** Start Data in this exercise **

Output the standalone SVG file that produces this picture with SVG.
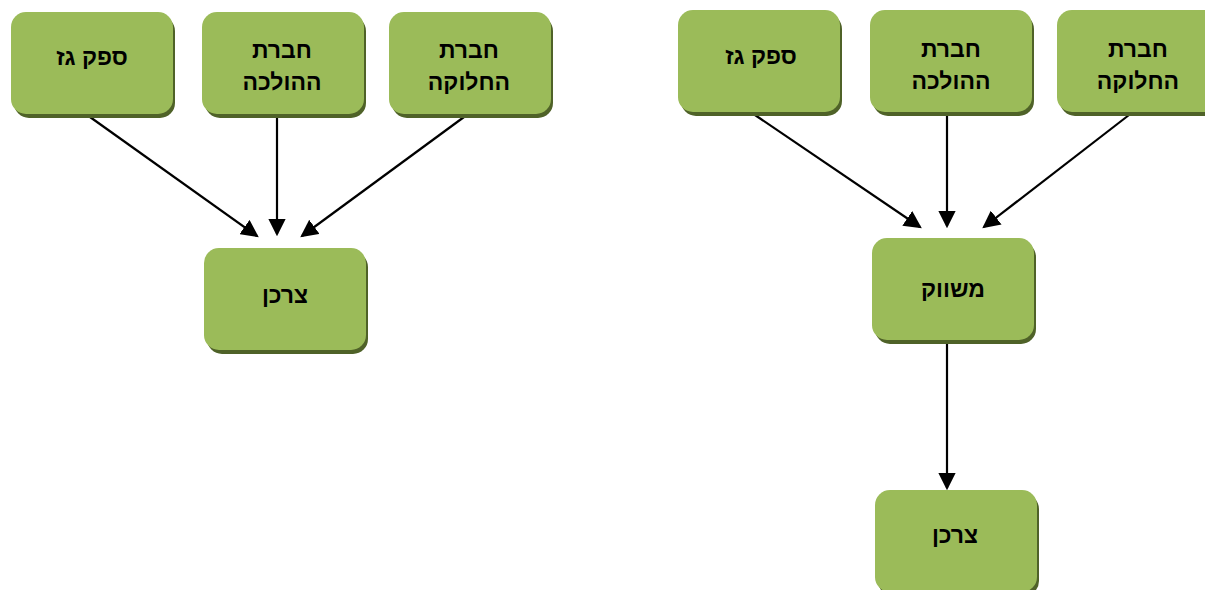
<svg xmlns="http://www.w3.org/2000/svg" width="1205" height="590" viewBox="0 0 1205 590">
<style>
.sh{fill:#4f6228}
.bx{fill:#9bbb59}
.t{font-family:"Liberation Sans",Arial,sans-serif;font-weight:bold;font-size:23px;fill:#000;text-anchor:middle}
.c{stroke:#000;stroke-width:2.2;fill:none;marker-end:url(#ah)}
</style>
<defs>
<marker id="ah" markerWidth="8" markerHeight="8" refX="7" refY="4" orient="auto" markerUnits="strokeWidth">
<path d="M0,0 L8,4 L0,8 Z" fill="#000"/>
</marker>
</defs>
<rect width="1205" height="590" fill="#fff"/>
<g id="connectors">
<line class="c" x1="90" y1="117" x2="257" y2="236"/>
<line class="c" x1="277" y1="117" x2="277" y2="234"/>
<line class="c" x1="464" y1="117" x2="302" y2="236"/>
<line class="c" x1="755" y1="115" x2="920" y2="227"/>
<line class="c" x1="947" y1="115" x2="947" y2="226"/>
<line class="c" x1="1129" y1="115" x2="984" y2="227"/>
<line class="c" x1="947" y1="344" x2="947" y2="488"/>
</g>
<g id="n-left-gas">
<rect class="sh" x="14" y="16" width="161" height="102" rx="15"/>
<rect class="bx" x="11" y="12" width="162" height="102" rx="15"/>
<text class="t" x="92" y="65">ספק גז</text>
</g>
<g id="n-left-trans">
<rect class="sh" x="205" y="16" width="161" height="102" rx="15"/>
<rect class="bx" x="202" y="12" width="162" height="102" rx="15"/>
<text class="t" x="282" y="58">חברת</text>
<text class="t" x="282" y="90">ההולכה</text>
</g>
<g id="n-left-dist">
<rect class="sh" x="392" y="16" width="161" height="102" rx="15"/>
<rect class="bx" x="389" y="12" width="162" height="102" rx="15"/>
<text class="t" x="469" y="58">חברת</text>
<text class="t" x="469" y="90">החלוקה</text>
</g>
<g id="n-left-consumer">
<rect class="sh" x="207" y="252" width="161" height="102" rx="15"/>
<rect class="bx" x="204" y="248" width="162" height="102" rx="15"/>
<text class="t" x="285" y="303">צרכן</text>
</g>
<g id="n-right-gas">
<rect class="sh" x="681" y="14" width="161" height="102" rx="15"/>
<rect class="bx" x="678" y="10" width="162" height="102" rx="15"/>
<text class="t" x="761" y="64">ספק גז</text>
</g>
<g id="n-right-trans">
<rect class="sh" x="873" y="14" width="161" height="102" rx="15"/>
<rect class="bx" x="870" y="10" width="162" height="102" rx="15"/>
<text class="t" x="951" y="57">חברת</text>
<text class="t" x="951" y="89">ההולכה</text>
</g>
<g id="n-right-dist">
<rect class="sh" x="1060" y="14" width="161" height="102" rx="15"/>
<rect class="bx" x="1057" y="10" width="162" height="102" rx="15"/>
<text class="t" x="1138" y="57">חברת</text>
<text class="t" x="1138" y="89">החלוקה</text>
</g>
<g id="n-right-marketer">
<rect class="sh" x="875" y="242" width="161" height="102" rx="15"/>
<rect class="bx" x="872" y="238" width="162" height="102" rx="15"/>
<text class="t" x="953" y="297">משווק</text>
</g>
<g id="n-right-consumer">
<rect class="sh" x="878" y="494" width="161" height="102" rx="15"/>
<rect class="bx" x="875" y="490" width="162" height="102" rx="15"/>
<text class="t" x="955" y="543">צרכן</text>
</g>
</svg>
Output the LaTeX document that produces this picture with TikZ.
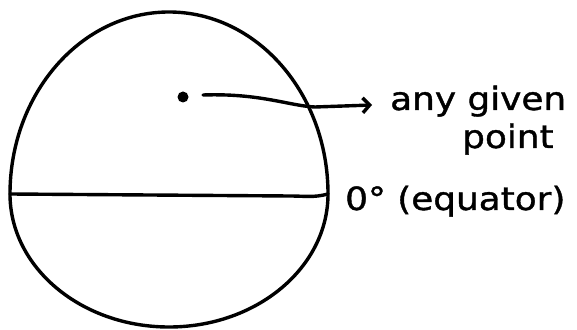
\documentclass[tikz,border=0pt]{standalone}
\usepackage{fontspec}
\usepackage{tikz}
\usetikzlibrary{arrows.meta, calc}
\newfontfamily\handfont[FakeStretch=1.12, FakeBold=1.2]{DejaVu Sans}

\begin{document}
\begin{tikzpicture}[x=1pt, y=1pt,
    pen/.style={line width=3.4pt, line cap=round, line join=round},
    handtext/.style={font=\handfont\fontsize{32}{38}\selectfont, inner sep=0pt, anchor=base west}]
\useasboundingbox (0,0) rectangle (577,329);

% Globe outline (egg shaped: taller above the equator)
\coordinate (eqW) at (10,135);
\coordinate (eqE) at (328,135);
\draw[pen] (eqE) arc[start angle=0, end angle=180, x radius=159, y radius=182]
    arc[start angle=180, end angle=360, x radius=159, y radius=133];

% Equator
\draw[pen] (eqW) -- (290,133) to[out=0,in=195] (eqE);

% Given point and its label
\node[circle, fill, inner sep=0pt, minimum size=11pt] (dot) at (183,232) {};
\node[handtext] (anytxt) at (390,219) {any given};
\node[handtext] (pointtxt) at (462,181) {point};
\draw[pen, -{Straight Barb[length=7pt,width=15pt]}] ($(dot)+(20,2)$)
    .. controls (260,236) and (290,223) .. (315,222) -- ($(anytxt.base west)+(-18,5)$);

% Equator label
\node[handtext] (eqtxt) at (345,119) {0° (equator)};
\end{tikzpicture}
\end{document}
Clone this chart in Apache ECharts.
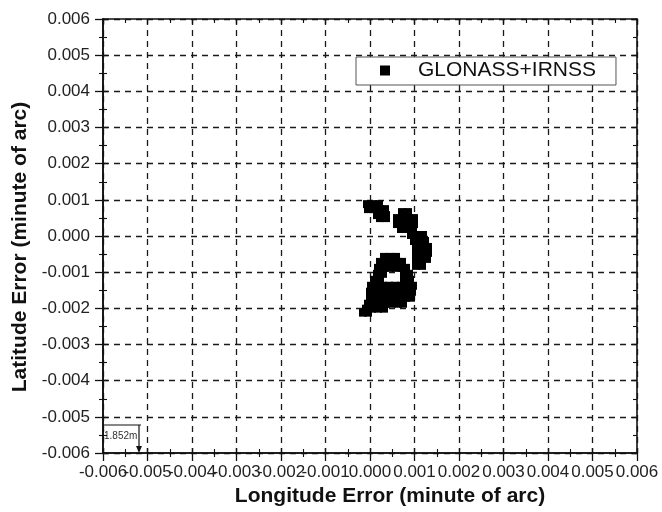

** End Data in this exercise **

Leave every image out, and retype the material exactly.

Output the standalone SVG file that produces this picture with SVG.
<svg xmlns="http://www.w3.org/2000/svg" width="1205" height="590" viewBox="0 0 1205 590">
<style>
.sh{fill:#4f6228}
.bx{fill:#9bbb59}
.t{font-family:"Liberation Sans",Arial,sans-serif;font-weight:bold;font-size:23px;fill:#000;text-anchor:middle}
.c{stroke:#000;stroke-width:2.2;fill:none;marker-end:url(#ah)}
</style>
<defs>
<marker id="ah" markerWidth="8" markerHeight="8" refX="7" refY="4" orient="auto" markerUnits="strokeWidth">
<path d="M0,0 L8,4 L0,8 Z" fill="#000"/>
</marker>
</defs>
<rect width="1205" height="590" fill="#fff"/>
<g id="connectors">
<line class="c" x1="90" y1="117" x2="257" y2="236"/>
<line class="c" x1="277" y1="117" x2="277" y2="234"/>
<line class="c" x1="464" y1="117" x2="302" y2="236"/>
<line class="c" x1="755" y1="115" x2="920" y2="227"/>
<line class="c" x1="947" y1="115" x2="947" y2="226"/>
<line class="c" x1="1129" y1="115" x2="984" y2="227"/>
<line class="c" x1="947" y1="344" x2="947" y2="488"/>
</g>
<g id="n-left-gas">
<rect class="sh" x="14" y="16" width="161" height="102" rx="15"/>
<rect class="bx" x="11" y="12" width="162" height="102" rx="15"/>
<text class="t" x="92" y="65">ספק גז</text>
</g>
<g id="n-left-trans">
<rect class="sh" x="205" y="16" width="161" height="102" rx="15"/>
<rect class="bx" x="202" y="12" width="162" height="102" rx="15"/>
<text class="t" x="282" y="58">חברת</text>
<text class="t" x="282" y="90">ההולכה</text>
</g>
<g id="n-left-dist">
<rect class="sh" x="392" y="16" width="161" height="102" rx="15"/>
<rect class="bx" x="389" y="12" width="162" height="102" rx="15"/>
<text class="t" x="469" y="58">חברת</text>
<text class="t" x="469" y="90">החלוקה</text>
</g>
<g id="n-left-consumer">
<rect class="sh" x="207" y="252" width="161" height="102" rx="15"/>
<rect class="bx" x="204" y="248" width="162" height="102" rx="15"/>
<text class="t" x="285" y="303">צרכן</text>
</g>
<g id="n-right-gas">
<rect class="sh" x="681" y="14" width="161" height="102" rx="15"/>
<rect class="bx" x="678" y="10" width="162" height="102" rx="15"/>
<text class="t" x="761" y="64">ספק גז</text>
</g>
<g id="n-right-trans">
<rect class="sh" x="873" y="14" width="161" height="102" rx="15"/>
<rect class="bx" x="870" y="10" width="162" height="102" rx="15"/>
<text class="t" x="951" y="57">חברת</text>
<text class="t" x="951" y="89">ההולכה</text>
</g>
<g id="n-right-dist">
<rect class="sh" x="1060" y="14" width="161" height="102" rx="15"/>
<rect class="bx" x="1057" y="10" width="162" height="102" rx="15"/>
<text class="t" x="1138" y="57">חברת</text>
<text class="t" x="1138" y="89">החלוקה</text>
</g>
<g id="n-right-marketer">
<rect class="sh" x="875" y="242" width="161" height="102" rx="15"/>
<rect class="bx" x="872" y="238" width="162" height="102" rx="15"/>
<text class="t" x="953" y="297">משווק</text>
</g>
<g id="n-right-consumer">
<rect class="sh" x="878" y="494" width="161" height="102" rx="15"/>
<rect class="bx" x="875" y="490" width="162" height="102" rx="15"/>
<text class="t" x="955" y="543">צרכן</text>
</g>
</svg>
Output the LaTeX document that produces this picture with TikZ.
\documentclass[tikz,border=0pt]{standalone}
\usepackage{fontspec}
\usepackage{tikz}
\usetikzlibrary{arrows.meta, calc}
\newfontfamily\handfont[FakeStretch=1.12, FakeBold=1.2]{DejaVu Sans}

\begin{document}
\begin{tikzpicture}[x=1pt, y=1pt,
    pen/.style={line width=3.4pt, line cap=round, line join=round},
    handtext/.style={font=\handfont\fontsize{32}{38}\selectfont, inner sep=0pt, anchor=base west}]
\useasboundingbox (0,0) rectangle (577,329);

% Globe outline (egg shaped: taller above the equator)
\coordinate (eqW) at (10,135);
\coordinate (eqE) at (328,135);
\draw[pen] (eqE) arc[start angle=0, end angle=180, x radius=159, y radius=182]
    arc[start angle=180, end angle=360, x radius=159, y radius=133];

% Equator
\draw[pen] (eqW) -- (290,133) to[out=0,in=195] (eqE);

% Given point and its label
\node[circle, fill, inner sep=0pt, minimum size=11pt] (dot) at (183,232) {};
\node[handtext] (anytxt) at (390,219) {any given};
\node[handtext] (pointtxt) at (462,181) {point};
\draw[pen, -{Straight Barb[length=7pt,width=15pt]}] ($(dot)+(20,2)$)
    .. controls (260,236) and (290,223) .. (315,222) -- ($(anytxt.base west)+(-18,5)$);

% Equator label
\node[handtext] (eqtxt) at (345,119) {0° (equator)};
\end{tikzpicture}
\end{document}
Clone this chart in Apache ECharts.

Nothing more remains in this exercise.